From this Christian perspective, we are all a part of the problem because we “all fall short of the glory of God.” That means our solution involves change within every individual.
By comparison, a focus on inequity presumes that only some people are causing the problems centrally—those on the privileged side of the imbalance. Whatever other improvements might be good for everyone to consider, it’s really this unfairly elevated group of people that needs to change in order to bring us back to a healthy place.
Ideologies as jealous masters. Without more consciousness of these kinds of distinctions, my concern is that many good people will end up embracing these popular notions in a way that minimizes prior religious commitments. That seems to be what’s happening all around me, with so many friends and family now looking upon sin and repentance as inherently “shaming”—lamenting that we don’t focus instead on inequality and unfairness in our discussions.
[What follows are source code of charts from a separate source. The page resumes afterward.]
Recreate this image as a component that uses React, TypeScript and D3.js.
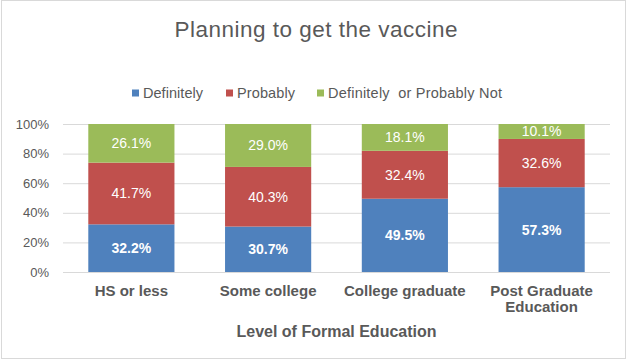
import { useMemo } from 'react';
import * as d3 from 'd3';

const categories = ['HS or less', 'Some college', 'College graduate', 'Post Graduate Education'];
const categoryLines = [['HS or less'], ['Some college'], ['College graduate'], ['Post Graduate', 'Education']];
const seriesNames = ['Definitely', 'Probably', 'Definitely  or Probably Not'];
const definitely = [32.2, 30.7, 49.5, 57.3];
const probably = [41.7, 40.3, 32.4, 32.6];
const notPlanning = [26.1, 29.0, 18.1, 10.1];
const yTicks = [0, 20, 40, 60, 80, 100];

const colors = ['#4F81BD', '#C0504D', '#9BBB59'];
const textGray = '#595959';
const font = 'Arial, "Liberation Sans", sans-serif';

const W = 629;
const H = 361;
const plot = { left: 63, right: 610, top: 124, bottom: 272 };

export default function App() {
  const rows = useMemo(
    () =>
      categories.map((c, i) => ({
        category: c,
        s0: definitely[i],
        s1: probably[i],
        s2: notPlanning[i],
      })),
    []
  );

  const stacked = useMemo(() => d3.stack<any>().keys(['s0', 's1', 's2'])(rows), [rows]);

  const x = d3
    .scaleBand<string>()
    .domain(categories)
    .range([plot.left, plot.right])
    .paddingInner(0.37)
    .paddingOuter(0.185);
  const y = d3.scaleLinear().domain([0, 100]).range([plot.bottom, plot.top]);

  // legend layout (swatch x, text x)
  const legendItems = [
    { sx: 132, tx: 143, len: 60 },
    { sx: 226, tx: 237, len: 58 },
    { sx: 317, tx: 328, len: 174 },
  ];

  return (
    <svg
      width={W}
      height={H}
      style={{ position: 'absolute', left: 0, top: 0, background: '#fff' }}
      fontFamily={font}
    >
      <rect x={0} y={0} width={W} height={H} fill="#fff" />
      <rect x={1.5} y={0.5} width={624} height={358} fill="none" stroke="#D9D9D9" />

      {/* Title */}
      <text x={316} y={37} textAnchor="middle" fontSize={22.5} fill={textGray} textLength={283} lengthAdjust="spacing">
        Planning  to get the vaccine
      </text>

      {/* Legend */}
      <g>
        {seriesNames.map((name, i) => (
          <g key={name}>
            <rect x={legendItems[i].sx} y={89.5} width={7} height={7} fill={colors[i]} />
            <text
              x={legendItems[i].tx}
              y={93}
              dominantBaseline="central"
              fontSize={14.5}
              fill={textGray}
              textLength={legendItems[i].len}
              lengthAdjust="spacing"
              style={{ whiteSpace: 'pre' }}
            >
              {name}
            </text>
          </g>
        ))}
      </g>

      {/* Gridlines + y ticks */}
      <g>
        {yTicks.map((t) => (
          <g key={t}>
            <line x1={plot.left} x2={plot.right} y1={y(t) + 0.5} y2={y(t) + 0.5} stroke="#D9D9D9" />
            <text x={49} y={y(t)} textAnchor="end" dominantBaseline="central" fontSize={13} fill={textGray}>
              {t}%
            </text>
          </g>
        ))}
      </g>

      {/* Bars */}
      <g>
        {stacked.map((layer, si) => (
          <g key={layer.key}>
            {layer.map((d, ci) => {
              const bx = x(categories[ci]) ?? 0;
              const y0 = y(d[0]);
              const y1 = y(d[1]);
              const v = d[1] - d[0];
              return (
                <g key={ci}>
                  <rect x={bx} y={y1} width={x.bandwidth()} height={y0 - y1} fill={colors[si]} />
                  <text
                    x={bx + x.bandwidth() / 2}
                    y={(y0 + y1) / 2}
                    textAnchor="middle"
                    dominantBaseline="central"
                    fontSize={14}
                    fontWeight={si === 0 ? 'bold' : 'normal'}
                    fill="#fff"
                  >
                    {v.toFixed(1)}%
                  </text>
                </g>
              );
            })}
          </g>
        ))}
      </g>

      {/* Category labels */}
      <g>
        {categories.map((c, i) => (
          <text
            key={c}
            x={(x(c) ?? 0) + x.bandwidth() / 2}
            y={296}
            textAnchor="middle"
            fontSize={15}
            fontWeight="bold"
            fill={textGray}
          >
            {categoryLines[i].map((line, li) => (
              <tspan key={li} x={(x(c) ?? 0) + x.bandwidth() / 2} dy={li === 0 ? 0 : 16}>
                {line}
              </tspan>
            ))}
          </text>
        ))}
      </g>

      {/* Axis title */}
      <text
        x={(plot.left + plot.right) / 2}
        y={337}
        textAnchor="middle"
        fontSize={16}
        fontWeight="bold"
        fill={textGray}
      >
        Level of Formal Education
      </text>
    </svg>
  );
}
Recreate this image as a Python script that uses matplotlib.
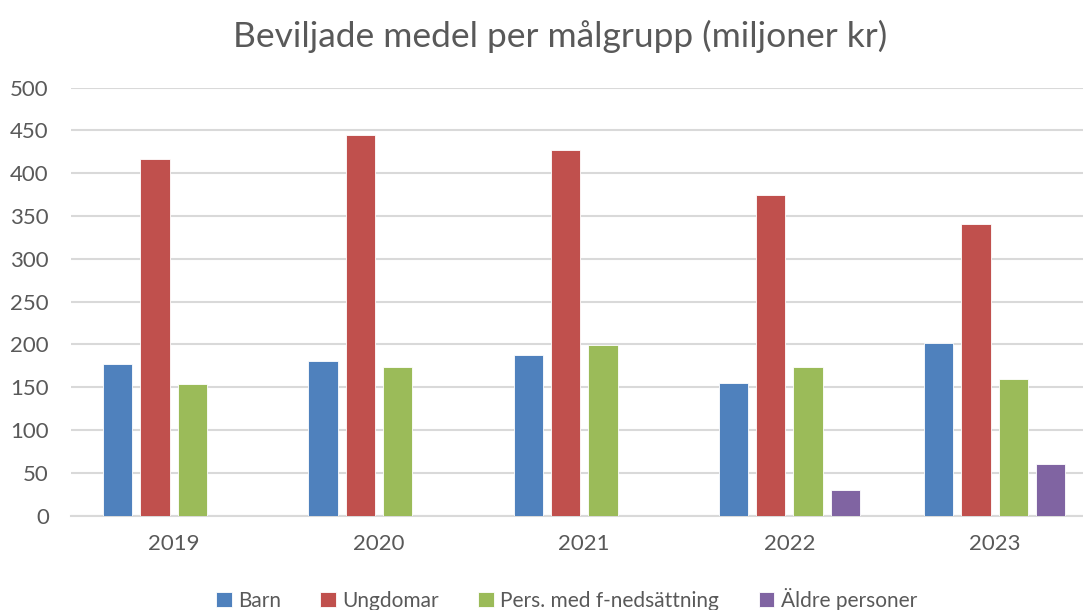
import matplotlib
matplotlib.use("Agg")
import matplotlib.pyplot as plt
import numpy as np

years = ["2019", "2020", "2021", "2022", "2023"]
series_names = ["Barn", "Ungdomar", "Pers. med f-nedsättning", "Äldre personer"]
barn = [177, 181, 187, 155, 202]
ungdomar = [417, 444, 427, 375, 340]
pers = [154, 174, 199, 173, 159]
aldre = [0, 0, 0, 30, 60]
colors = ["#4F81BD", "#C0504D", "#9BBB59", "#8064A2"]
yticks = [0, 50, 100, 150, 200, 250, 300, 350, 400, 450, 500]

plt.rcParams['font.family'] = ['Lato', 'DejaVu Sans']

fig = plt.figure(figsize=(10.83, 6.10), dpi=100)
ax = fig.add_axes([71/1083, 94.5/610, (1083-71)/1083, 428/610])

x = np.arange(len(years))
step = 0.1817
width = 0.143
data = [barn, ungdomar, pers, aldre]
for i, (vals, name, c) in enumerate(zip(data, series_names, colors)):
    ax.bar(x + (i - 1.5) * step, vals, width, color=c, label=name,
           edgecolor="#FFFFFF", linewidth=0.6, zorder=3)

ax.set_ylim(0, 500)
ax.set_xlim(-0.5, 4.43)
ax.set_yticks(yticks)
ax.set_xticks(x)
ax.set_xticklabels(years)
ax.yaxis.grid(True, color="#D9D9D9", linewidth=1.5, zorder=0)
ax.set_axisbelow(True)
for s in ["top", "right", "left"]:
    ax.spines[s].set_visible(False)
ax.spines["bottom"].set_color("#D9D9D9")
ax.spines["bottom"].set_linewidth(1.5)
ax.tick_params(axis="both", length=0, labelsize=16, colors="#595959")
ax.tick_params(axis="y", pad=16)
ax.tick_params(axis="x", pad=13)

fig.text(0.517, 0.94, "Beviljade medel per målgrupp (miljoner kr)", ha="center", va="center",
         fontsize=25.5, color="#595959")

leg = fig.legend(loc="center", bbox_to_anchor=(0.523, 0.017), ncol=4, frameon=False,
                 fontsize=15, handlelength=0.75, handleheight=0.75, handletextpad=0.3,
                 columnspacing=1.9, labelcolor="#595959")

fig.savefig("out.png", dpi=100)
What they would see as higher enlightenment, I’m calling here an ideological take-over.
That’s why I call these ideologies jealous masters. In the absence of thoughtful integration (a project for another day), you really can’t embrace both well.
Some might rightly object that inequality is a secular concept that we can work on extinguishing across religious lines, while sin is a religious concept, so perhaps it’s more limiting as a society-wide focus. While a fair point, that’s ultimately unsatisfying to religious people who can’t be asked to simply lay aside how they see the core drivers of the world’s problems.
Competing narratives of overall threat. In the end, the contrasts between competing problem definitions in America today are striking, with different priorities for attention, different proposed solutions, and different questions that preoccupy us.
This isn’t the first time we’ve had profound disagreements on what constitutes the great threats and dangers the nation faces—the most prominent example being the Civil War itself.
Although our political armies haven’t yet become real armies, the contrast between visions and rhetoric has become sharper by the day. General Christian teaching (including the sin-focus noted above) used to be a kind of common ground for a country that saw divine providence smiling over its history. That’s no longer the case for many who see our national history shaped by repeated instances of oppressing rather than blessing.
Just as we see our historical failings differently, Americans now see our present challenges in profoundly different ways. For instance, are threats to our country primarily coming from actions on the political right, the political left, or a combination of the two? And are they arising from our departure from God’s mind and ways or from embracing historic oppressions (or a little of both)? Where you stand—and what narrative you adopt about all of this—shapes a lot about how you see this moment and what you think needs to happen next.